### GIVEN TASK
Exactly the lines from the line holding "Recreate this image" to the line holding "import plotly.graph_objects as go", both lines included, are to be echoed; pictures are not.
────────────────────────────────────────
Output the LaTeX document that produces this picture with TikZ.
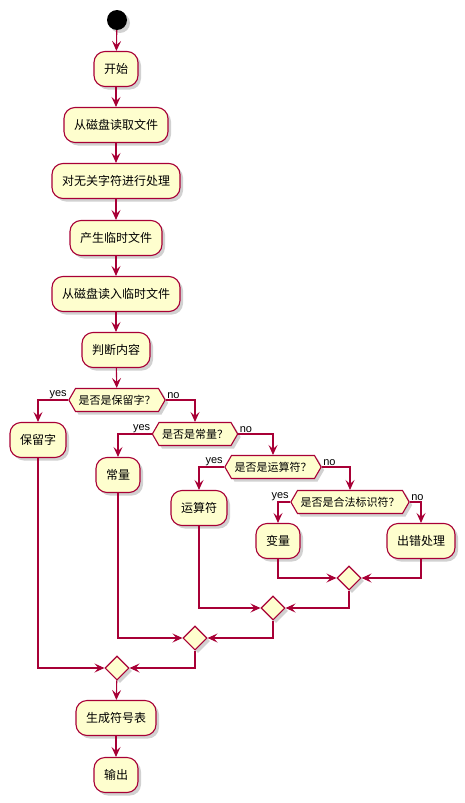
\documentclass[tikz,border=0pt]{standalone}
\usepackage{fontspec}
\setmainfont{Noto Sans CJK SC}
\newfontfamily\latinfont{Liberation Sans}
\usetikzlibrary{shapes.geometric, shapes.symbols, arrows.meta, shadows}
\definecolor{umlred}{HTML}{A80036}
\definecolor{umlfill}{HTML}{FEFECE}

\begin{document}
\begin{tikzpicture}[
    x=1pt, y=-1pt,
    shade/.style={drop shadow={shadow xshift=3pt, shadow yshift=-3pt, opacity=.3, fill=black!60}},
    act/.style={rectangle, draw=umlred, fill=umlfill, rounded corners=11pt, line width=1.1pt, minimum height=35pt, inner xsep=10pt, font=\fontsize{12}{14}\selectfont, shade},
    cond/.style={signal, signal to=east and west, signal pointer angle=120, draw=umlred, fill=umlfill, line width=1.1pt, minimum height=23pt, inner xsep=3pt, font=\fontsize{11}{13}\selectfont, shade},
    merge/.style={diamond, draw=umlred, fill=umlfill, line width=1.1pt, minimum size=24pt, inner sep=0pt, shade},
    arrow/.style={draw=umlred, line width=1.1pt, -{Stealth[length=10pt, width=9pt, inset=4pt]}},
    lbl/.style={font=\latinfont\fontsize{11}{12}\selectfont, inner sep=1pt}
]
    \useasboundingbox (0,0) rectangle (465,803);

    % Main column
    \node[circle, fill=black, minimum size=20pt, inner sep=0pt, shade] (start) at (117,20) {};
    \node[act] (open) at (116,69) {开始};
    \node[act] (readfile) at (116,125) {从磁盘读取文件};
    \node[act] (filter) at (116,181) {对无关字符进行处理};
    \node[act] (mktemp) at (116,238) {产生临时文件};
    \node[act] (readtemp) at (116,294) {从磁盘读入临时文件};
    \node[act] (judge) at (116,350) {判断内容};

    % Decisions
    \node[cond] (isKey) at (117,400) {是否是保留字？};
    \node[act] (key) at (38,440) {保留字};
    \node[cond] (isConst) at (195,434) {是否是常量？};
    \node[act] (const) at (118,475) {常量};
    \node[cond] (isOp) at (273,467) {是否是运算符？};
    \node[act] (op) at (199,508) {运算符};
    \node[cond] (isId) at (350,502) {是否是合法标识符？};
    \node[act] (var) at (278,541) {变量};
    \node[act] (err) at (421,541) {出错处理};

    % Merges
    \node[merge] (m1) at (349,578) {};
    \node[merge] (m2) at (273,608) {};
    \node[merge] (m3) at (195,638) {};
    \node[merge] (m4) at (117,668) {};

    \node[act] (table) at (116,718) {生成符号表};
    \node[act] (out) at (116,775) {输出};

    % Connections
    \draw[arrow] (start) -- (open);
    \draw[arrow] (open) -- (readfile);
    \draw[arrow] (readfile) -- (filter);
    \draw[arrow] (filter) -- (mktemp);
    \draw[arrow] (mktemp) -- (readtemp);
    \draw[arrow] (readtemp) -- (judge);
    \draw[arrow] (judge) -- (isKey);

    \draw[arrow] (isKey.west) node[lbl, above left] {yes} -| (key);
    \draw[arrow] (isKey.east) node[lbl, above right] {no} -| (isConst);
    \draw[arrow] (isConst.west) node[lbl, above left] {yes} -| (const);
    \draw[arrow] (isConst.east) node[lbl, above right] {no} -| (isOp);
    \draw[arrow] (isOp.west) node[lbl, above left] {yes} -| (op);
    \draw[arrow] (isOp.east) node[lbl, above right] {no} -| (isId);
    \draw[arrow] (isId.west) node[lbl, above left] {yes} -| (var);
    \draw[arrow] (isId.east) node[lbl, above right] {no} -| (err);

    \draw[arrow] (var) |- (m1);
    \draw[arrow] (err) |- (m1);
    \draw[arrow] (op) |- (m2);
    \draw[arrow] (m1) |- (m2);
    \draw[arrow] (const) |- (m3);
    \draw[arrow] (m2) |- (m3);
    \draw[arrow] (key) |- (m4);
    \draw[arrow] (m3) |- (m4);

    \draw[arrow] (m4) -- (table);
    \draw[arrow] (table) -- (out);
\end{tikzpicture}
\end{document}
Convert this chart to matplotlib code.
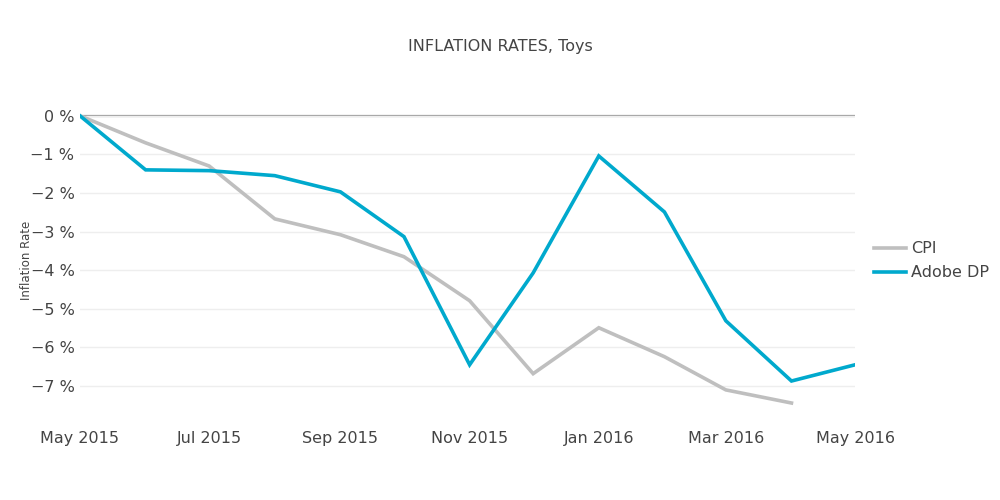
import numpy as np
import pandas as pd
import matplotlib.pyplot as plt
import matplotlib.dates as mdates
from matplotlib.ticker import FuncFormatter

months = pd.date_range('2015-05-01', '2016-05-01', freq='MS')
cpi = [0.0, -0.70, -1.30, -2.67, -3.08, -3.65, -4.79, -6.68, -5.49, -6.24, -7.10, -7.44, np.nan]
adobe = [0.0, -1.40, -1.42, -1.55, -1.97, -3.13, -6.45, -4.07, -1.04, -2.49, -5.31, -6.87, -6.45]
tick_dates = pd.date_range('2015-05-01', '2016-05-01', freq='2MS')

text_col = '#444444'
plt.rcParams['font.family'] = ['DejaVu Sans']

fig = plt.figure(figsize=(10, 5), dpi=100)
ax = fig.add_axes([0.08, 0.16, 0.775, 0.64])

ax.plot(months, cpi, color='#bfbfbf', lw=2.6, label='CPI', solid_joinstyle='miter')
ax.plot(months, adobe, color='#00a9cd', lw=2.6, label='Adobe DP', solid_joinstyle='miter')

ax.set_xlim(months[0], months[-1])
ax.set_ylim(-7.88, 0.41)
ax.set_yticks(range(-7, 1))
ax.yaxis.set_major_formatter(FuncFormatter(lambda v, p: f'{int(v)} %'.replace('-', '\u2212')))
ax.set_xticks(tick_dates)
ax.xaxis.set_major_formatter(mdates.DateFormatter('%b %Y'))

ax.grid(axis='y', color='#eeeeee', lw=1)
ax.axhline(0, color='#999999', lw=1.6, zorder=1)
for s in ax.spines.values():
    s.set_visible(False)
ax.tick_params(length=0, labelsize=11.5, labelcolor=text_col)
ax.tick_params(axis='x', pad=8)
ax.tick_params(axis='y', pad=4)

ax.set_ylabel('Inflation Rate', fontsize=8.5, color=text_col)
ax.yaxis.set_label_coords(-0.061, 0.5)
fig.text(0.5, 0.908, 'INFLATION RATES, Toys', ha='center', va='center', fontsize=11.5, color=text_col)

leg = fig.legend(loc='upper left', bbox_to_anchor=(0.868, 0.53), frameon=False,
                 fontsize=11.5, handlelength=2.0, handletextpad=0.3, labelspacing=0.55, borderaxespad=0)
for t in leg.get_texts():
    t.set_color(text_col)

fig.savefig('out.png', dpi=100)
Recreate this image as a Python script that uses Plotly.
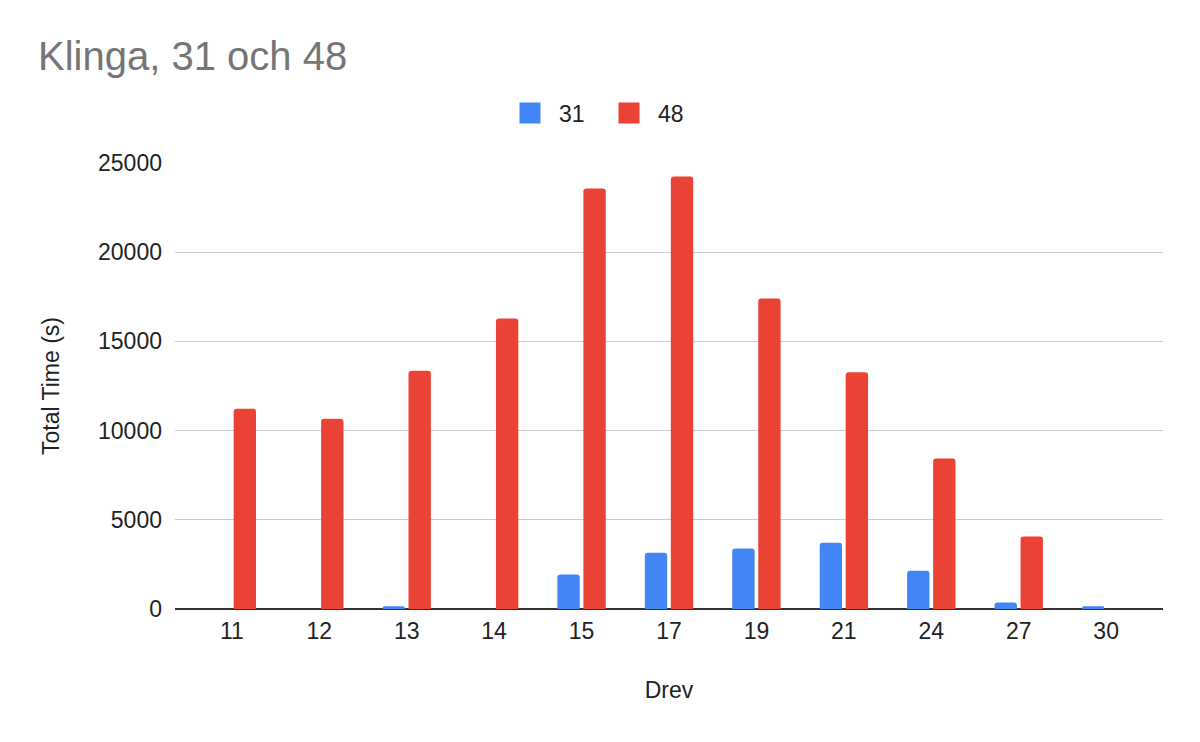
import plotly.graph_objects as go

categories = ["11", "12", "13", "14", "15", "17", "19", "21", "24", "27", "30"]
series_31 = [0, 0, 150, 0, 1930, 3160, 3390, 3720, 2150, 360, 150]
series_48 = [11230, 10670, 13360, 16280, 23570, 24240, 17400, 13270, 8430, 4060, 0]
y_ticks = [0, 5000, 10000, 15000, 20000, 25000]
names = ["31", "48"]
colors = ["#4285F4", "#EA4335"]

FONT = "Arial, 'Liberation Sans', sans-serif"
TXT = "#222222"

fig = go.Figure()
for name, vals, col in zip(names, [series_31, series_48], colors):
    fig.add_trace(go.Bar(x=categories, y=vals, name=name, legendgroup=name, showlegend=False,
                         marker=dict(color=col, line=dict(width=0))))
for name, col in zip(names, colors):
    fig.add_trace(go.Scatter(x=[None], y=[None], name=name, legendgroup=name, mode="markers",
                             marker=dict(symbol="square", size=16, color=col,
                                         line=dict(color=col, width=5))))

fig.update_layout(
    width=1200, height=742,
    paper_bgcolor="white", plot_bgcolor="white",
    margin=dict(l=167, r=45, t=155, b=141, autoexpand=False),
    font=dict(family=FONT, size=23, color=TXT),
    title=dict(text="Klinga, 31 och 48", x=30/1200, xanchor="left", xref="container",
               y=1-62/742, yanchor="bottom", yref="container",
               font=dict(family=FONT, size=40, color="#757575")),
    barmode="group", bargap=0.405, bargroupgap=0.14, barcornerradius=3,
    showlegend=True,
    legend=dict(orientation="h", x=0.5 - 8/1200, xanchor="center", xref="container",
                y=1-105/742, yanchor="middle", yref="container",
                font=dict(family=FONT, size=23, color=TXT),
                itemwidth=48, entrywidth=36, entrywidthmode="pixels",
                itemclick=False, itemdoubleclick=False, traceorder="normal"),
    xaxis=dict(type="category", range=[-0.65, 10.65], showgrid=False, showline=False,
               zeroline=False, ticks="", tickfont=dict(size=23, color=TXT), ticklabelstandoff=6,
               title=dict(text="Drev", font=dict(size=23, color=TXT), standoff=38)),
    yaxis=dict(range=[0, 25000], tickvals=y_ticks, tickformat="d", showgrid=True,
               gridcolor="#cccccc", gridwidth=1,
               zeroline=True, zerolinecolor="#333333", zerolinewidth=2, showline=False, ticks="",
               tickfont=dict(size=23, color=TXT), ticklabelstandoff=12,
               title=dict(text="Total Time (s)", font=dict(size=23, color=TXT), standoff=31)),
)

fig.write_html("out.html")
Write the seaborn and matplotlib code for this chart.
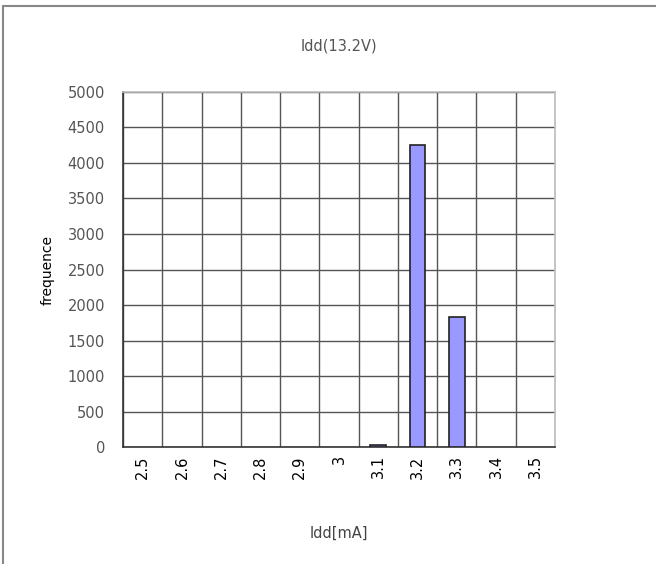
import matplotlib
matplotlib.use('Agg')
import matplotlib.pyplot as plt
import seaborn as sns
import numpy as np
from matplotlib.lines import Line2D

# data
bins = ['2.5', '2.6', '2.7', '2.8', '2.9', '3', '3.1', '3.2', '3.3', '3.4', '3.5']
counts = [0, 0, 0, 0, 0, 0, 30, 4250, 1830, 0, 0]
yticks = [0, 500, 1000, 1500, 2000, 2500, 3000, 3500, 4000, 4500, 5000]

sns.set_style('white')
plt.rcParams['font.family'] = ['DejaVu Sans']

fig = plt.figure(figsize=(6.56, 5.64), dpi=100)
ax = fig.add_axes([0.1875, 0.2074, 0.6585, 0.6295])

sns.barplot(x=bins, y=counts, ax=ax, color='#9999ff', edgecolor='#222222',
            linewidth=1.2, width=0.4, saturation=1, zorder=3)
# empty bins show nothing
for p in ax.patches:
    if p.get_height() == 0:
        p.set_visible(False)

ax.set_xlim(-0.5, len(bins) - 0.5)
ax.set_ylim(0, 5000)
ax.set_yticks(yticks)
ax.set_yticklabels([str(v) for v in yticks], color='#555555', fontsize=10.5)

# gridlines on category boundaries
ax.set_xticks(np.arange(len(bins)) - 0.5, minor=True)
ax.grid(True, which='minor', axis='x', color='#555555', linewidth=1, zorder=0)
ax.grid(True, which='major', axis='y', color='#555555', linewidth=1, zorder=0)
ax.tick_params(axis='x', which='both', length=0, pad=6)
ax.tick_params(axis='y', length=0, pad=13)
plt.setp(ax.get_xticklabels(), rotation=90, fontsize=10.5, color='black')

for side in ['top', 'right']:
    ax.spines[side].set_color('#bbbbbb')
    ax.spines[side].set_linewidth(1.2)
for side in ['left', 'bottom']:
    ax.spines[side].set_color('#333333')
    ax.spines[side].set_linewidth(1.2)

ax.set_xlabel('Idd[mA]', fontsize=10.5, color='#444444')
ax.xaxis.set_label_coords(0.5, -0.242)
ax.xaxis.label.set_va('center')
ax.set_ylabel('frequence', fontsize=10, color='black')
ax.yaxis.set_label_coords(-0.174, 0.5)
ax.yaxis.label.set_va('center')
ax.set_title('Idd(13.2V)', fontsize=10.5, color='#555555', y=1.118, pad=0)

# outer frame (top and left edges only)
fig.add_artist(Line2D([3 / 656, 1], [1 - 6 / 564, 1 - 6 / 564], color='#888888', linewidth=1.5))
fig.add_artist(Line2D([3 / 656, 3 / 656], [0, 1 - 6 / 564], color='#888888', linewidth=1.5))

fig.savefig('out.png', dpi=100)
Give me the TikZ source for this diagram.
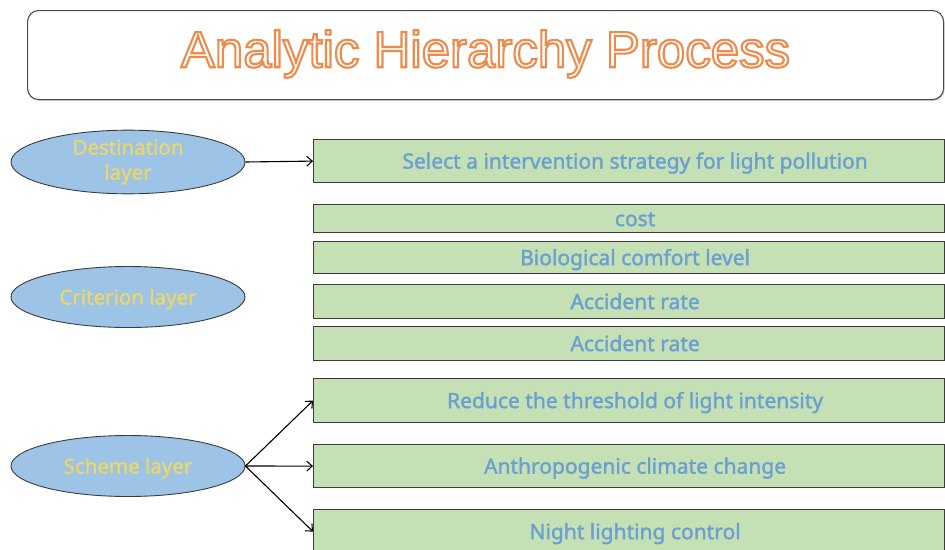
\documentclass[tikz,border=0pt]{standalone}
\usepackage{fontspec}
\setmainfont{Noto Sans}
\newfontfamily\labelfont{Noto Sans}[FakeBold=1.5]
\newfontfamily\titlefont{Liberation Sans}
\usetikzlibrary{shapes.geometric,arrows.meta,shadows}
\definecolor{boxgreen}{HTML}{C5E0B4}
\definecolor{ellblue}{HTML}{9DC3E6}
\definecolor{labelblue}{HTML}{6A9FD2}
\definecolor{labelyellow}{HTML}{E9D76C}
\definecolor{titleorange}{HTML}{EE8A4A}
\definecolor{edgegray}{HTML}{3C3C3C}
% outlined lettering: white fill, orange stroke (text rendering mode 2)
\newcommand{\outlined}[1]{{\color{white}%
  \special{pdf:literal direct 2 Tr 2.1 w 0.933 0.541 0.290 RG}#1%
  \special{pdf:literal direct 0 Tr}}}
\begin{document}
\begin{tikzpicture}[x=1pt,y=-1pt,
  layerell/.style={ellipse,draw=edgegray,line width=0.9pt,fill=ellblue,
    minimum width=234pt,minimum height=61pt,inner sep=0pt,
    text=labelyellow,font=\labelfont\fontsize{20.5}{25}\selectfont,align=center},
  itembox/.style={rectangle,draw=edgegray,line width=1.2pt,fill=boxgreen,
    minimum width=631pt,inner sep=0pt,anchor=north west,
    text height=17pt,text depth=2pt,
    execute at begin node={\hspace*{12pt}},
    text=labelblue,font=\labelfont\fontsize{21}{24}\selectfont},
  titletext/.style={font=\titlefont\fontsize{51}{56}\selectfont,inner sep=0pt},
  link/.style={draw=black,line width=1.1pt,-{Straight Barb[length=5.5pt,width=10pt]}}
]
\useasboundingbox (0,0) rectangle (945,549);

% title frame
\node[draw=black!70,line width=1.1pt,rounded corners=11pt,fill=white,
  minimum width=916pt,minimum height=89pt,anchor=north west,
  drop shadow={shadow xshift=1pt,shadow yshift=-1.5pt,opacity=0.35}] (frame) at (27,10) {};
\node[titletext] (title) at ([yshift=1pt]frame.center) {\outlined{Analytic Hierarchy Process}};

% layers
\node[layerell] (dest) at (128,162) {Destination\\layer};
\node[layerell,text height=17pt,text depth=2pt] (crit) at (128,297) {Criterion layer};
\node[layerell,text height=17pt,text depth=2pt] (sch)  at (128,466) {Scheme layer};

% goal
\node[itembox,minimum height=43pt] (goal) at (313,139) {Select a intervention strategy for light pollution};

% criteria
\node[itembox,minimum height=28pt] (c1) at (313,204) {cost};
\node[itembox,minimum height=32pt] (c2) at (313,241) {Biological comfort level};
\node[itembox,minimum height=34pt] (c3) at (313,284) {Accident rate};
\node[itembox,minimum height=34pt] (c4) at (313,326) {Accident rate};

% schemes
\node[itembox,minimum height=44pt] (s1) at (313,378) {Reduce the threshold of light intensity};
\node[itembox,minimum height=43pt] (s2) at (313,444) {Anthropogenic climate change};
\node[itembox,minimum height=44pt] (s3) at (313,509) {Night lighting control};

% connectors
\draw[link] (dest.east) -- (goal.west);
\draw[link] (sch.east) -- (s1.west);
\draw[link] (sch.east) -- (s2.west);
\draw[link] (sch.east) -- (s3.west);
\end{tikzpicture}
\end{document}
────────────────────────────────────────
### SOLVED PROBLEM
Recreate this image as a Python script that uses Plotly.
import plotly.graph_objects as go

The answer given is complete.